Monday, Jun. 29, 1992
A Divorce in The Heart of Europe
Less than three years after Czechoslovakia's "velvet revolution," the country announced the preliminary terms of a "velvet divorce." Slovak Vladimir Meciar and Czech Vaclav Klaus, whose parties gained pluralities in their respective republics in elections earlier this month, agreed last week to form an interim federal government. It will function chiefly as a liquidation committee for the 74-year-old state, and by Sept. 30 the details creating separate Czech and Slovak republics should be ironed out.
The agreement came in a fourth marathon negotiating session between the two in the Slovak capital Bratislava. For Klaus the split means being Prime Minister of a Czech republic committed to the deep economic reforms he has advocated as federal Finance Minister since 1989, rather than Prime Minister of a rancorous Czechoslovakia.
Though he said he agreed to the split "with a heavy heart," it was Klaus who pushed for resolution of the talks in the interest of limiting economic damage caused by continued uncertainty. Meciar insisted that Slovakia, the eastern third of Czechoslovakia, could be an "international subject" on its own while remaining part of a loose confederation with the Czech republic. To Klaus that sounded like neither fish nor fowl. With the strong federation he sought out of reach, he pushed for a clean split -- even as Meciar suggested that the pact "still does not mean the end of the common state."

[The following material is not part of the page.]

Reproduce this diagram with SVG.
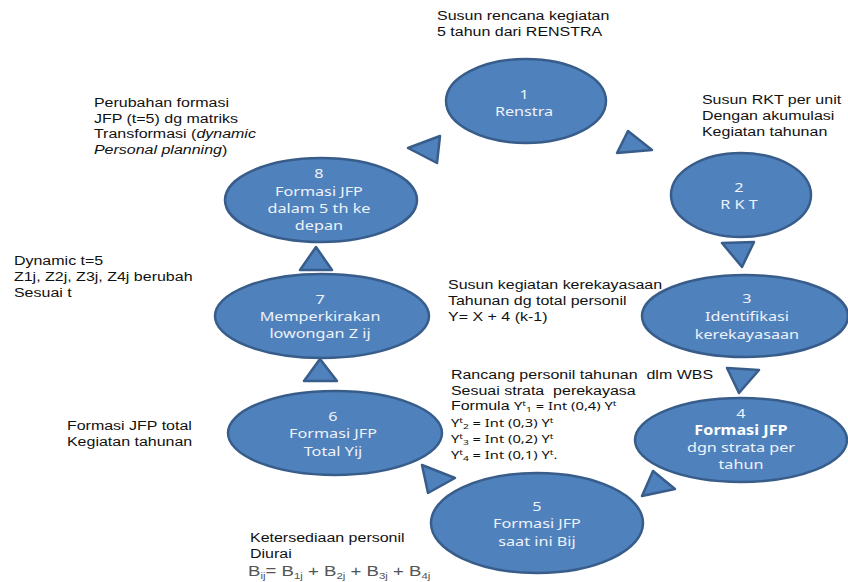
<svg xmlns="http://www.w3.org/2000/svg" width="848" height="582" viewBox="0 0 848 582">
<style>
.n{fill:#4f81bd;stroke:#385d8a;stroke-width:2.5}
.a{fill:#4f81bd;stroke:#385d8a;stroke-width:2.5;stroke-linejoin:round}
.t{font-family:"Liberation Sans",Arial,sans-serif;font-size:12.5px;fill:#111;white-space:pre}
.c{font-family:"Noto Sans","Open Sans",sans-serif;font-size:11.5px;fill:#111}
.l{font-family:"Noto Sans","Open Sans",sans-serif;font-size:13.5px;fill:#eef2f8;text-anchor:middle}
</style>
<rect width="848" height="582" fill="#fff"/>
<g id="connectors">
<polygon class="a" points="408,148 440,136 437,163"/>
<polygon class="a" points="628,131 652,150 617,153"/>
<polygon class="a" points="722,243 754,242 742,267"/>
<polygon class="a" points="727,368 759,370 739,393"/>
<polygon class="a" points="653,471 675,489 642,496"/>
<polygon class="a" points="422,465 455,478 428,493"/>
<polygon class="a" points="320,359 337,381 304,381"/>
<polygon class="a" points="316,247 332,270 300,270"/>
</g>
<g id="node1"><ellipse class="n" cx="526" cy="101" rx="80" ry="42"/>
<g transform="scale(1.2,1)"><text class="l" x="436.7" y="99">1</text><text class="l" x="436.7" y="116">Renstra</text></g></g>
<g id="node2"><ellipse class="n" cx="741" cy="195" rx="70" ry="42"/>
<g transform="scale(1.2,1)"><text class="l" x="615.8" y="192">2</text><text class="l" x="615.8" y="209">R K T</text></g></g>
<g id="node3"><ellipse class="n" cx="745" cy="316" rx="103" ry="41"/>
<g transform="scale(1.2,1)"><text class="l" x="622.5" y="303">3</text><text class="l" x="622.5" y="321">Identifikasi</text><text class="l" x="622.5" y="339">kerekayasaan</text></g></g>
<g id="node4"><ellipse class="n" cx="741" cy="440" rx="106" ry="42"/>
<g transform="scale(1.2,1)"><text class="l" x="617.5" y="418">4</text><text class="l" x="617.5" y="435" font-weight="bold" style="fill:#fff">Formasi JFP</text><text class="l" x="617.5" y="452">dgn strata per</text><text class="l" x="617.5" y="469">tahun</text></g></g>
<g id="node5"><ellipse class="n" cx="537" cy="523" rx="106" ry="50"/>
<g transform="scale(1.2,1)"><text class="l" x="447.5" y="511">5</text><text class="l" x="447.5" y="528">Formasi JFP</text><text class="l" x="447.5" y="546">saat ini Bij</text></g></g>
<g id="node6"><ellipse class="n" cx="335" cy="433" rx="107" ry="42"/>
<g transform="scale(1.2,1)"><text class="l" x="277.5" y="421">6</text><text class="l" x="277.5" y="438">Formasi JFP</text><text class="l" x="277.5" y="456">Total Yij</text></g></g>
<g id="node7"><ellipse class="n" cx="322" cy="316" rx="107" ry="42"/>
<g transform="scale(1.2,1)"><text class="l" x="266.7" y="304">7</text><text class="l" x="266.7" y="321">Memperkirakan</text><text class="l" x="266.7" y="338">lowongan Z ij</text></g></g>
<g id="node8"><ellipse class="n" cx="321" cy="200" rx="96" ry="42"/>
<g transform="scale(1.2,1)"><text class="l" x="265.8" y="178">8</text><text class="l" x="265.8" y="196">Formasi JFP</text><text class="l" x="265.8" y="213">dalam 5 th ke</text><text class="l" x="265.8" y="230">depan</text></g></g>
<g id="notes" transform="scale(1.28,1)">
<text class="t" x="341.4" y="20">Susun rencana kegiatan</text>
<text class="t" x="341.4" y="36">5 tahun dari RENSTRA</text>
<text class="t" x="548.4" y="104">Susun RKT per unit</text>
<text class="t" x="548.4" y="120">Dengan akumulasi</text>
<text class="t" x="548.4" y="136">Kegiatan tahunan</text>
<text class="t" x="73.4" y="107">Perubahan formasi</text>
<text class="t" x="73.4" y="123">JFP (t=5) dg matriks</text>
<text class="t" x="73.4" y="138">Transformasi (<tspan font-style="italic">dynamic</tspan></text>
<text class="t" x="73.4" y="154"><tspan font-style="italic">Personal planning</tspan>)</text>
<text class="t" x="10.9" y="265">Dynamic t=5</text>
<text class="t" x="10.9" y="281">Z1j, Z2j, Z3j, Z4j berubah</text>
<text class="t" x="10.9" y="297">Sesuai t</text>
<text class="t" x="350" y="289">Susun kegiatan kerekayasaan</text>
<text class="t" x="350" y="305">Tahunan dg total personil</text>
<text class="t" x="350" y="321">Y= X + 4 (k-1)</text>
<text class="t" x="352.3" y="379">Rancang personil tahunan  dlm WBS</text>
<text class="t" x="352.3" y="395">Sesuai strata  perekayasa</text>
<text class="t" x="352.3" y="410">Formula <tspan class="c">Y<tspan font-size="8" dy="-4">t</tspan><tspan font-size="8" dy="6">1</tspan><tspan dy="-2"> = Int (0,4) Y</tspan><tspan font-size="8" dy="-4">t</tspan></tspan></text>
<text class="c" x="352.3" y="427">Y<tspan font-size="8" dy="-4">t</tspan><tspan font-size="8" dy="6">2</tspan><tspan dy="-2"> = Int (0,3) Y</tspan><tspan font-size="8" dy="-4">t</tspan></text>
<text class="c" x="352.3" y="443">Y<tspan font-size="8" dy="-4">t</tspan><tspan font-size="8" dy="6">3</tspan><tspan dy="-2"> = Int (0,2) Y</tspan><tspan font-size="8" dy="-4">t</tspan></text>
<text class="c" x="352.3" y="459">Y<tspan font-size="8" dy="-4">t</tspan><tspan font-size="8" dy="6">4</tspan><tspan dy="-2"> = Int (0,1) Y</tspan><tspan font-size="8" dy="-4">t</tspan><tspan dy="4">.</tspan></text>
<text class="t" x="52.3" y="430">Formasi JFP total</text>
<text class="t" x="52.3" y="446">Kegiatan tahunan</text>
<text class="t" x="195.3" y="542">Ketersediaan personil</text>
<text class="t" x="195.3" y="558">Diurai</text>
<text class="t" x="193.8" y="576" style="fill:#555;font-size:14.5px">B<tspan font-size="9" dy="3">ij</tspan><tspan dy="-3">= B</tspan><tspan font-size="9" dy="3">1j</tspan><tspan dy="-3"> + B</tspan><tspan font-size="9" dy="3">2j</tspan><tspan dy="-3"> + B</tspan><tspan font-size="9" dy="3">3j</tspan><tspan dy="-3"> + B</tspan><tspan font-size="9" dy="3">4j</tspan></text>
</g>
</svg>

The Slovak leader's waffling reflects his electorate's ambiguous feelings. While many Slovaks resent the power of Prague and in particular Klaus' hard- nosed market policies, most did not want an outright split. The prospect of a separate Slovakian budget for 1993 could give form to those doubts: only 13% of last year's foreign investment to Czechoslovakia went to Slovakia, where unemployment has burgeoned to almost 12%.